Reviewed by Edmund A. Opitz

A statutory law is established by legislative enactment. Whatever authority it may have derives from the power of the legislating body to enforce it, plus the public opin­ion which approves it. For the le­gal positivists there is not and need not be any other sanction, but there are philosophies of law which take issue with this conclusion.

Public opinion may be unin­structed or misinformed and the legislators wicked men—in which case the statute enacted by the one and approved by the other may be a vicious and unjust law. But when we speak in these terms, we intro­duce another dimension into the argument—the speculative and metaphysical dimension which the positivists seek to exclude.

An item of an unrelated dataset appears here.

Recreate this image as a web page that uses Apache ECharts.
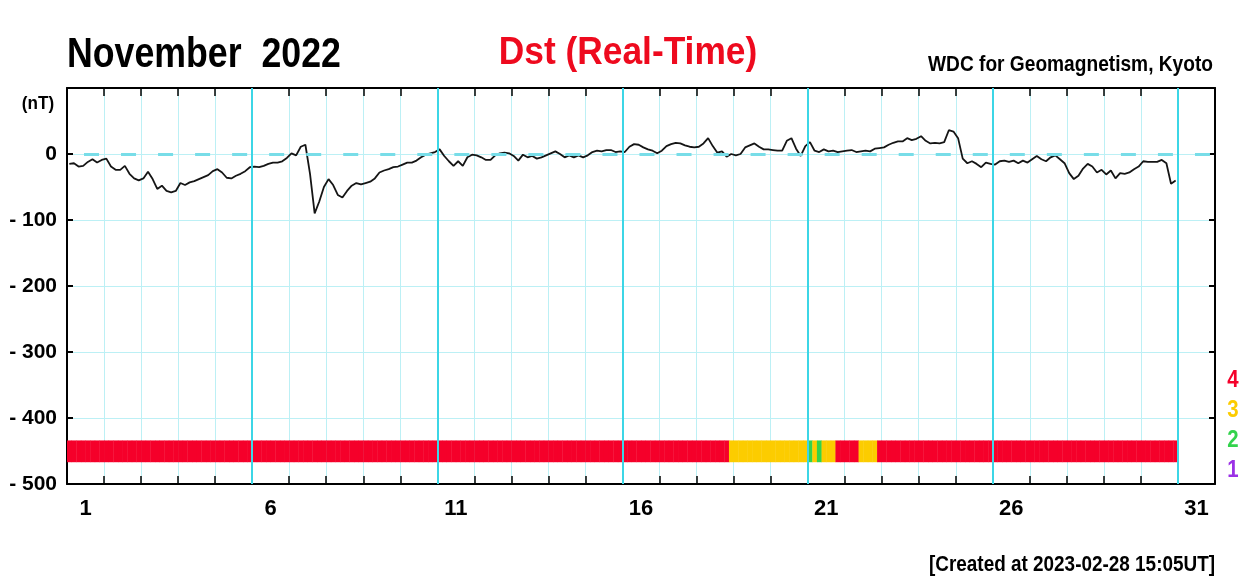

The idea that eternal and immutable principles are written into the na­ture of things and that just laws are those which correspond to these principles is part of the Higher Law background of Ameri­can constitutional theory. The con­cept of "Nature and Nature’s God" as the ultimate sanction for political bodies and their deliverances was widely held by the Founding Fathers. The alternative notion that the supremacy of the Consti­tution rests on its root age in popu­lar will represents a comparatively late outgrowth in American consti­tutional theory.

These are large topics which do not admit of any easy settlement, and they are of enormous impor­tance to every libertarian. For if any elected body, at the behest of some "majority," may rightfully pass any law it pleases, then a law curbing the liberty of a minority has the same ethical sanction as a law which seeks to protect it. In practice, and perhaps in theory as well, this is equivalent to eliminat­ing ethical considerations from the legal field, which is to sanctify force.

Dr. Wu combines the wisdom of two social heredities—that of China and that of the West. He has written a learned but readable book on the natural law and com­mon law background of the Ameri­can political tradition which pays full tribute to the theological and religious premises which under-gird that tradition.